Слава Богу, тогда уже появилась электронная запись, потому что живую очередь я бы не выдержал. Меня жена записала к режиссеру Карбаускису, у которого были свободные места. Я не знал, кто это такой, но пришел в назначенный срок, даже не готовился, какие-то стихи знал, а прозу прочел из «Кроткой». Когда попросили прочесть басню, сказал им: «Я готовился, но басня – это не мой жанр». Они очень удивились и попросили прочесть анекдот. Я долго не мог вспомнить, но потом рассказал про Пяточка, Винни-Пуха и расческу. Никто не засмеялся, а я такой: «Странно, а бабушка моя всегда смеялась над этим анекдотом». Это меня и спасло. В общем, меня взяли.

Какие эмоции вы испытали, когда узнали, что прошли?

Это было ощущение начала новой жизни. Я чувствовал, что вылезаю из какой-то обреченности, неопределенности, какого-то болота... бац! И появился шанс. Для меня это было настоящее чудо.

Ваше восприятие мира театра изменилось со временем?

Сначала я был вне себя от радости, но человек быстро ко всему привыкает. Какая-то идеализированная романтичная картина спадает и начинается рутина, тяжкий ежедневный труд. Но все равно я чувствую, что мне комфортнее вариться вот в этом котле рутины. Тем более тут иногда бывают проблески вдохновения, чего-то высокого и очень глубокого.

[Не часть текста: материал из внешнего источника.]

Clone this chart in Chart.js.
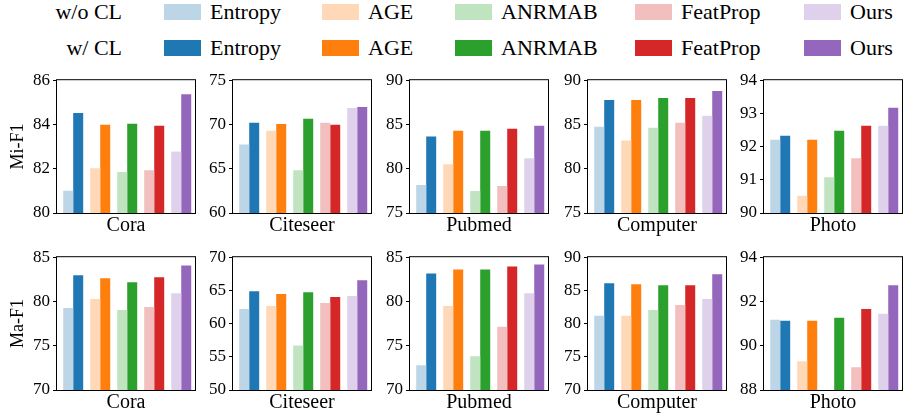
<!DOCTYPE html>
<html><head><meta charset="utf-8">
<script src="https://cdn.jsdelivr.net/npm/chart.js@4/dist/chart.umd.min.js"></script>
<style>
html,body{margin:0;padding:0;background:#fff;}
body{width:903px;height:416px;position:relative;overflow:hidden;font-family:"Liberation Serif",serif;color:#000;}
canvas{position:absolute;}
.lgt{position:absolute;font-size:22px;line-height:22px;white-space:nowrap;}
.lgb{position:absolute;width:37px;height:16px;}
</style></head><body>
<script>
// ---- data ----
const methods = ['Entropy','AGE','ANRMAB','FeatProp','Ours'];
const datasetNames = ['Cora','Citeseer','Pubmed','Computer','Photo'];
const rowTitles = ['Mi-F1','Ma-F1'];
const legendRowLabels = ['w/o CL','w/ CL'];

// Mi-F1, without / with CL
const coraMiWo     = [81.00, 82.02, 81.85, 81.93, 82.78];
const coraMiW      = [84.52, 83.99, 84.03, 83.94, 85.37];
const citeseerMiWo = [67.74, 69.30, 64.84, 70.20, 71.87];
const citeseerMiW  = [70.20, 70.05, 70.64, 69.97, 71.98];
const pubmedMiWo   = [78.16, 80.51, 77.49, 78.05, 81.18];
const pubmedMiW    = [83.63, 84.30, 84.30, 84.53, 84.86];
const computerMiWo = [84.75, 83.19, 84.64, 85.20, 85.98];
const computerMiW  = [87.76, 87.76, 87.99, 87.99, 88.77];
const photoMiWo    = [92.21, 90.52, 91.08, 91.65, 92.63];
const photoMiW     = [92.33, 92.21, 92.48, 92.63, 93.17];

// Ma-F1, without / with CL
const coraMaWo     = [79.27, 80.27, 79.04, 79.38, 80.94];
const coraMaW      = [82.95, 82.62, 82.17, 82.73, 84.07];
const citeseerMaWo = [62.21, 62.66, 56.70, 63.10, 64.14];
const citeseerMaW  = [64.89, 64.44, 64.74, 64.00, 66.53];
const pubmedMaWo   = [72.79, 79.49, 73.80, 77.15, 80.94];
const pubmedMaW    = [83.17, 83.62, 83.62, 83.96, 84.18];
const computerMaWo = [81.17, 81.17, 82.06, 82.80, 83.70];
const computerMaW  = [86.08, 85.93, 85.78, 85.78, 87.42];
const photoMaWo    = [91.17, 89.30, 87.80, 89.03, 91.44];
const photoMaW     = [91.13, 91.13, 91.26, 91.66, 92.73];

// y axis [min, max, step]
const miAxis = [[80,86,2],[60,75,5],[75,90,5],[75,90,5],[90,94,1]];
const maAxis = [[70,85,5],[50,70,5],[70,85,5],[70,90,5],[88,94,2]];

const solidColors = ['#1f77b4','#ff7f0e','#2ca02c','#d62728','#9467bd'];
const lightColors = ['#bcd6e8','#ffd9b7','#c0e3c0','#f3bebe','#dfd1eb'];

const rowsWo = [[coraMiWo,citeseerMiWo,pubmedMiWo,computerMiWo,photoMiWo],[coraMaWo,citeseerMaWo,pubmedMaWo,computerMaWo,photoMaWo]];
const rowsW  = [[coraMiW,citeseerMiW,pubmedMiW,computerMiW,photoMiW],[coraMaW,citeseerMaW,pubmedMaW,computerMaW,photoMaW]];
const rowsAxis = [miAxis, maAxis];

// ---- layout ----
const FONT = 'Liberation Serif';
Chart.defaults.font.family = FONT;
Chart.defaults.color = '#000';
const plotLefts = [57,233,410,588,764];
const plotTops = [79,256];
const plotW = 138, plotH = 134, padTop = 12, xH = 24;

// legend
legendRowLabels.forEach((lab, r) => {
  const cy = r === 0 ? 12 : 48;
  const t = document.createElement('div');
  t.className = 'lgt'; t.textContent = lab;
  t.style.right = (903 - 122) + 'px'; t.style.top = (cy - 11) + 'px';
  document.body.appendChild(t);
  const boxX = [164,322,455,635,804];
  methods.forEach((m, i) => {
    const b = document.createElement('div');
    b.className = 'lgb';
    b.style.left = boxX[i] + 'px'; b.style.top = (cy - 8) + 'px';
    b.style.background = r === 0 ? lightColors[i] : solidColors[i];
    document.body.appendChild(b);
    const tx = document.createElement('div');
    tx.className = 'lgt'; tx.textContent = m;
    tx.style.left = (boxX[i] + 46) + 'px'; tx.style.top = (cy - 11) + 'px';
    document.body.appendChild(tx);
  });
});

const framePlugin = {
  id: 'frame',
  afterDraw(chart) {
    const {ctx, chartArea: a} = chart;
    ctx.save();
    ctx.strokeStyle = '#000';
    ctx.lineWidth = 1;
    ctx.strokeRect(a.left - 0.5, a.top - 0.5, a.right - a.left + 1, a.bottom - a.top + 1);
    ctx.restore();
  }
};

for (let r = 0; r < 2; r++) {
  for (let d = 0; d < 5; d++) {
    const axisW = d === 0 ? 57 : 40;
    const cv = document.createElement('canvas');
    const W = axisW + plotW + 1, H = padTop + plotH + xH;
    cv.width = W; cv.height = H;
    cv.style.width = W + 'px'; cv.style.height = H + 'px';
    cv.style.left = (plotLefts[d] - axisW) + 'px';
    cv.style.top = (plotTops[r] - padTop) + 'px';
    document.body.appendChild(cv);
    const [ymin, ymax, step] = rowsAxis[r][d];
    const wo = rowsWo[r][d], w = rowsW[r][d];
    new Chart(cv, {
      type: 'bar',
      data: {
        datasets: [
          { label: 'w/o CL', data: wo.map((v,i)=>({x:i,y:v})), backgroundColor: lightColors, borderWidth: 0 },
          { label: 'w/ CL', data: w.map((v,i)=>({x:i,y:v})), backgroundColor: solidColors, borderWidth: 0 }
        ]
      },
      options: {
        responsive: false, animation: false, devicePixelRatio: 1,
        layout: { padding: { top: padTop, right: 1, left: 0, bottom: 0 } },
        categoryPercentage: 0.74, barPercentage: 1.0,
        plugins: { legend: { display: false }, tooltip: { enabled: false } },
        scales: {
          x: {
            type: 'linear', min: -0.6, max: 4.51, offset: false,
            ticks: { display: false },
            grid: { display: false }, border: { display: false },
            title: { display: true, text: datasetNames[d], font: { size: 20, lineHeight: 1 }, color: '#000', padding: { top: 0, bottom: 1.5 } },
            afterFit(s) { s.height = xH; }
          },
          y: {
            min: ymin, max: ymax,
            ticks: { stepSize: step, font: { size: 17 }, color: '#000', padding: 3 },
            grid: { drawOnChartArea: false, drawTicks: true, tickLength: 4, color: '#000', tickColor: '#000' },
            border: { display: false },
            title: { display: d === 0, text: rowTitles[r], font: { size: 18, lineHeight: 1 }, color: '#000', padding: { top: 9, bottom: 0 } },
            afterFit(s) { s.width = axisW; }
          }
        }
      },
      plugins: [framePlugin]
    });
  }
}
</script>
</body></html>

Сложно было перестроиться?

Поначалу было немножко странно. Месяц назад я писал отчет об устойчивом развитии в крупную международную компанию, а сегодня играю грибы и животных (смеется). Но человек привыкает ко всему.

Думал, что уж здесь-то не буду бояться пропустить занятие, каких-то двоек, троек. На деле же я снова стал первокурсником, который боится что-то пропустить и не понравиться учителю.

Тяжело учиться?

ГИТИС – это как казарма. Я вспоминаю, как в МГИМО мы успевали куда-то ходить, тусовались. А здесь ты без выходных: с 10 утра и до 22 вечера. Особенно первые 2 года. Я уже не такой молодой человек и выдерживать то, что в 17 лет еще нормально, – мне реально тяжело. Но и к этому организм привык. Хотя надеюсь, что со временем будет больше свободы и пространства.

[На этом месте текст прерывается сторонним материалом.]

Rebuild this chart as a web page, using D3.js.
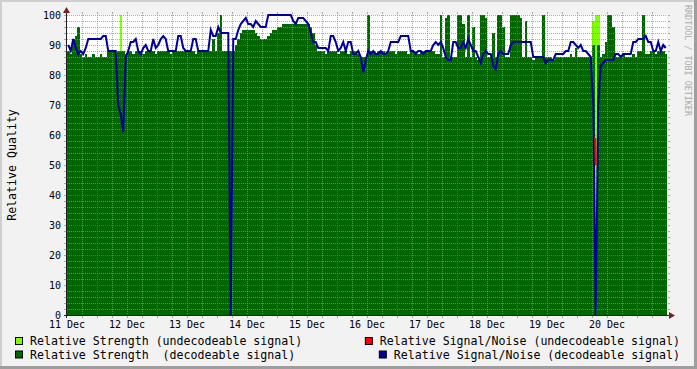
<!DOCTYPE html>
<html>
<head>
<meta charset="utf-8">
<script src="https://cdn.jsdelivr.net/npm/d3@7"></script>
<style>
  body { margin: 0; background: #f2f2f2; }
  svg { display: block; font-family: "DejaVu Sans Mono", monospace; }
</style>
</head>
<body>
<div id="chart"></div>
<script>
// hourly samples starting 11 Dec 12:00 (240 hours)
var strengthDecodeable = [
  88, 87, 92, 93, 96, 87, 86, 87, 86, 86,
  87, 86, 86, 87, 86, 86, 88, 88, 88, 87,
  88, 88, 88, 87, 88, 88, 87, 88, 88, 88,
  87, 88, 88, 88, 88, 87, 88, 88, 88, 88,
  88, 87, 88, 88, 88, 88, 88, 88, 88, 88,
  88, 87, 88, 88, 88, 88, 88, 88, 92, 88,
  94, 100, 88, 88, 88, 88, 88, 90, 92, 94,
  95, 95, 95, 95, 95, 94, 93, 92, 92, 92,
  93, 94, 95, 95, 96, 96, 97, 97, 97, 97,
  97, 97, 97, 97, 97, 97, 97, 96, 94, 90,
  88, 88, 88, 87, 88, 88, 88, 88, 87, 88,
  88, 88, 87, 88, 88, 88, 87, 86, 86, 86,
  100, 88, 88, 87, 88, 88, 88, 87, 88, 88,
  88, 87, 88, 88, 88, 88, 87, 88, 88, 88,
  87, 88, 88, 88, 88, 88, 88, 87, 87, 100,
  86, 99, 100, 86, 86, 86, 100, 100, 97, 86,
  100, 86, 96, 86, 85, 100, 100, 99, 86, 86,
  94, 86, 100, 100, 96, 86, 86, 100, 100, 100,
  100, 99, 86, 98, 86, 86, 85, 86, 86, 86,
  100, 86, 86, 86, 85, 86, 86, 86, 86, 86,
  86, 87, 86, 89, 86, 86, 86, 86, 86, 86,
  90, null, 90, 86, 87, 91, 100, 100, 96, 86,
  86, 86, 87, 86, 86, 86, 87, 86, 88, 88,
  100, 87, 87, 88, 88, 87, 88, 88, 88, 87
];

var snrDecodeable = [
  90, 88, 92, 89, 87, 88, 87, 89, 92, 92,
  92, 92, 92, 92, 93, 93, 88, 88, 88, 88,
  70, 67, 61, 86, 88, 91, 91, 92, 88, 87,
  89, 90, 88, 88, 92, 89, 90, 92, 93, 92,
  88, 88, 88, 88, 93, 93, 89, 88, 88, 88,
  92, 92, 88, 88, 88, 88, 88, 95, 93, 93,
  96, 94, 94, 94, 94, 0, 92, 92, 95, 97,
  98, 99, 97, 97, 96, 98, 97, 96, 96, 96,
  100, 100, 100, 100, 100, 100, 100, 100, 100, 100,
  98, 97, 99, 99, 99, 98, 97, 94, 91, 91,
  89, 89, 89, 89, 88, 93, 93, 91, 88, 89,
  91, 88, 91, 91, 87, 87, 88, 86, 81, 85,
  88, 87, 88, 87, 87, 88, 87, 87, 88, 91,
  91, 91, 91, 93, 93, 93, 93, 88, 88, 87,
  88, 88, 87, 88, 88, 88, 90, 91, 90, 91,
  89, 86, 85, 85, 91, 91, 89, 89, 91, 89,
  92, 90, 88, 88, 86, 84, 87, 88, 87, 87,
  83, 82, 87, 88, 87, 87, 87, 90, 91, 91,
  91, 91, 91, 91, 91, 91, 86, 86, 86, 86,
  86, 84, 85, 85, 85, 87, 87, 87, 87, 88,
  88, 91, 91, 90, 89, 90, 88, 88, 87, 86,
  70, 0, 70, 83, 84, 85, 85, 85, 85, 87,
  87, 86, 87, 87, 87, 87, 91, 91, 92, 92,
  92, 93, 91, 91, 88, 88, 91, 88, 90, 89
];

// [hour, value]
var strengthUndecodeable = [[21, 100], [210, 98], [211, 100], [212, 100]];
var snrUndecodeable = [[211.3, 59], [211.5, 50]];

var yTicks = [0, 10, 20, 30, 40, 50, 60, 70, 80, 90, 100];
var dayLabels = ["11 Dec", "12 Dec", "13 Dec", "14 Dec", "15 Dec", "16 Dec", "17 Dec", "18 Dec", "19 Dec", "20 Dec"];

var svgWidth = 697;
var svgHeight = 369;
var margin = { top: 15, left: 67 };
var width = 600;
var height = 300;

var startTime = new Date(2008, 11, 11, 12, 0, 0);
var endTime = d3.timeHour.offset(startTime, 240);
function hourTime(h) {
  return new Date(startTime.getTime() + h * 3600 * 1000);
}

var svg = d3.select("#chart").append("svg")
  .attr("width", svgWidth)
  .attr("height", svgHeight);

// background + shade frame
svg.append("rect").attr("width", svgWidth).attr("height", svgHeight).attr("fill", "#f2f2f2");
svg.append("path").attr("d", "M0,0H697V2H2V369H0Z").attr("fill", "#cfcfcf");
svg.append("path").attr("d", "M697,0V369H0V366H694V0Z").attr("fill", "#9e9e9e");

var chartGroup = svg.append("g")
  .attr("transform", `translate(${margin.left}, ${margin.top})`);

var xScale = d3.scaleTime().domain([startTime, endTime]).range([0, width]);
var yScale = d3.scaleLinear().domain([0, 100]).range([height, 0]);

chartGroup.append("rect")
  .attr("width", width)
  .attr("height", height)
  .attr("fill", "#ffffff");

// undecodeable strength (lime) under the decodeable area
chartGroup.selectAll(".lime")
  .data(strengthUndecodeable)
  .enter()
  .append("rect")
  .attr("class", "lime")
  .attr("x", d => xScale(hourTime(d[0])))
  .attr("width", d => xScale(hourTime(d[0] + 1)) - xScale(hourTime(d[0])))
  .attr("y", d => yScale(d[1]))
  .attr("height", d => yScale(0) - yScale(d[1]))
  .attr("fill", "#7fff00")
  .attr("shape-rendering", "crispEdges");

// decodeable strength area drawn as steps
var greenPts = [];
strengthDecodeable.forEach(function (v, i) {
  if (v === null) {
    greenPts.push(null);
  } else {
    greenPts.push({ t: hourTime(i), v: v }, { t: hourTime(i + 1), v: v });
  }
});

var greenArea = d3.area()
  .defined(d => d !== null)
  .x(d => xScale(d.t))
  .y0(height)
  .y1(d => yScale(d.v));

chartGroup.append("path")
  .datum(greenPts)
  .attr("d", greenArea)
  .attr("fill", "#006600")
  .attr("shape-rendering", "crispEdges");

// grid
var gridColor = "rgba(143,143,143,0.75)";
var mgridColor = "rgba(222,79,79,0.6)";
var gridGroup = chartGroup.append("g");

var minorY = d3.range(2, 100, 2).filter(v => v % 10 !== 0);
var majorY = yTicks.filter(v => v > 0);
var minorX = d3.timeHour.every(6).range(d3.timeHour.offset(startTime, 1), endTime)
  .filter(t => t.getHours() !== 0);
var majorX = d3.timeDay.range(startTime, endTime);

function hLines(vals, color) {
  vals.forEach(function (v) {
    var yy = Math.round(yScale(v)) + 0.5;
    gridGroup.append("line").attr("x1", 0).attr("x2", width).attr("y1", yy).attr("y2", yy)
      .attr("stroke", color).attr("stroke-dasharray", "1,1");
    gridGroup.append("line").attr("x1", -3).attr("x2", -1).attr("y1", yy).attr("y2", yy).attr("stroke", color);
    gridGroup.append("line").attr("x1", width + 1).attr("x2", width + 3).attr("y1", yy).attr("y2", yy).attr("stroke", color);
  });
}
function vLines(vals, color) {
  vals.forEach(function (t) {
    var xx = Math.round(xScale(t)) + 0.5;
    gridGroup.append("line").attr("x1", xx).attr("x2", xx).attr("y1", 0).attr("y2", height)
      .attr("stroke", color).attr("stroke-dasharray", "1,1");
    gridGroup.append("line").attr("x1", xx).attr("x2", xx).attr("y1", -3).attr("y2", -1).attr("stroke", color);
    gridGroup.append("line").attr("x1", xx).attr("x2", xx).attr("y1", height + 1).attr("y2", height + 3).attr("stroke", color);
  });
}
hLines(minorY, gridColor);
vLines(minorX, gridColor);
hLines(majorY, mgridColor);
vLines(majorX, mgridColor);

// undecodeable signal/noise (red)
var redLine = d3.line()
  .x(d => xScale(hourTime(d[0])))
  .y(d => yScale(d[1]));

// decodeable signal/noise (blue)
var blueLine = d3.line()
  .x((d, i) => xScale(hourTime(i + 0.5)))
  .y(d => yScale(d));

chartGroup.append("path")
  .datum(snrDecodeable)
  .attr("d", blueLine)
  .attr("fill", "none")
  .attr("stroke", "#000099")
  .attr("stroke-width", 2);

chartGroup.append("path")
  .datum(snrUndecodeable)
  .attr("d", redLine)
  .attr("fill", "none")
  .attr("stroke", "#ff0000")
  .attr("stroke-width", 2);

// axes lines + arrows
chartGroup.append("line")
  .attr("x1", -3).attr("x2", width + 4)
  .attr("y1", height + 0.5).attr("y2", height + 0.5)
  .attr("stroke", "#1f1f1f");
chartGroup.append("line")
  .attr("x1", -0.5).attr("x2", -0.5)
  .attr("y1", height + 3).attr("y2", -4)
  .attr("stroke", "#1f1f1f");
chartGroup.append("path")
  .attr("d", `M${width + 2},${height - 3}L${width + 8},${height + 0.5}L${width + 2},${height + 4}Z`)
  .attr("fill", "#7f1f1f");
chartGroup.append("path")
  .attr("d", "M-4,-2L-0.5,-8L3,-2Z")
  .attr("fill", "#7f1f1f");

// tick labels
chartGroup.selectAll(".ylab")
  .data(yTicks)
  .enter()
  .append("text")
  .attr("class", "ylab")
  .attr("x", -6)
  .attr("y", d => yScale(d) + 3.5)
  .attr("text-anchor", "end")
  .attr("font-size", "10px")
  .text(d => d);

chartGroup.selectAll(".xlab")
  .data(dayLabels)
  .enter()
  .append("text")
  .attr("class", "xlab")
  .attr("x", (d, i) => xScale(hourTime(i * 24)))
  .attr("y", height + 13)
  .attr("text-anchor", "middle")
  .attr("font-size", "10px")
  .text(d => d);

// y title
svg.append("text")
  .attr("transform", "translate(16, 165) rotate(-90)")
  .attr("text-anchor", "middle")
  .attr("font-size", "11.6px")
  .text("Relative Quality");

// watermark
svg.append("text")
  .attr("transform", "translate(685, 5) rotate(90)")
  .attr("font-size", "8.4px")
  .attr("fill", "#ababab")
  .text("RRDTOOL / TOBI OETIKER");

// legend
var legendItems = [
  { label: "Relative Strength (undecodeable signal)", color: "#7fff00", row: 0, side: "left" },
  { label: "Relative Signal/Noise (undecodeable signal)", color: "#ff0000", row: 0, side: "right" },
  { label: "Relative Strength  (decodeable signal)", color: "#006600", row: 1, side: "left" },
  { label: "Relative Signal/Noise (decodeable signal)", color: "#000099", row: 1, side: "right" }
];
legendItems.forEach(function (item) {
  var baseY = 345 + item.row * 13.5;
  var txt = svg.append("text")
    .attr("y", baseY)
    .attr("font-size", "11.6px")
    .attr("xml:space", "preserve")
    .style("white-space", "pre")
    .text(item.label);
  var textX = 30;
  if (item.side === "right") {
    textX = 680 - txt.node().getComputedTextLength();
  }
  txt.attr("x", textX);
  svg.append("rect")
    .attr("x", textX - 14.5).attr("y", baseY - 7.5)
    .attr("width", 7).attr("height", 7)
    .attr("fill", item.color)
    .attr("stroke", "#000");
});
</script>
</body>
</html>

Есть человек, на чье творчество вы ориентируетесь?

К своему стыду – нет. Безусловно у меня есть актеры, которых я безумно люблю. Но как говорил мой дедушка, которой писал диссертации: «Я – не читатель, я – писатель». И я так же люблю шутить: «Я – не зритель, я – актер». Хотя это, конечно, неправильно: чтобы быть хорошим поэтом, нужно сначала быть хорошим читателем. Это мой недостаток.

Вы часто строите планы на будущее: вот сейчас выпущусь из университета и...?

Я думаю, что судьба сама ведет тебя куда надо, если ты ей доверишься, а если ты будешь очень четко себе что-то прописывать, то закроешь все другие пути. Поэтому я не строю пятилетних планов, хотя какие-то пожелания есть.

Получается, у вас фаталистический взгляд на жизнь?

Это даже не фатализм... Я долго учил китайский язык и пропитался культурой даосизма. У меня даже любимая книга была «Дао дэ цзин», в которой есть идея «У-вэй» – «недеяния»: будь в центре оси колеса, пусть все вокруг тебя крутится, а ты ничего не делай, и все к тебе придет. Это, конечно, очень примитивно, но тем не менее.

Еще мне иногда кажется, что если я сделаю вид, что я чего-то не хочу, то мне легче будет этого достичь. Хотя в некоторых ситуациях надо иметь смелость определить, к чему ты стремишься, но я пока к этому не готов.

Часто сожалеете, что сразу не поступили в театральный?

МГИМО – это серьезная школа. Там я встретился с прекрасными людьми, со своей женой, какое-то мировоззрение приобрел. Пусть я поздно поступил, но мне это потом поможет иметь свой голос в театре. У меня уже есть какой-то опыт и я наконец-то чувствую, что здесь нужен.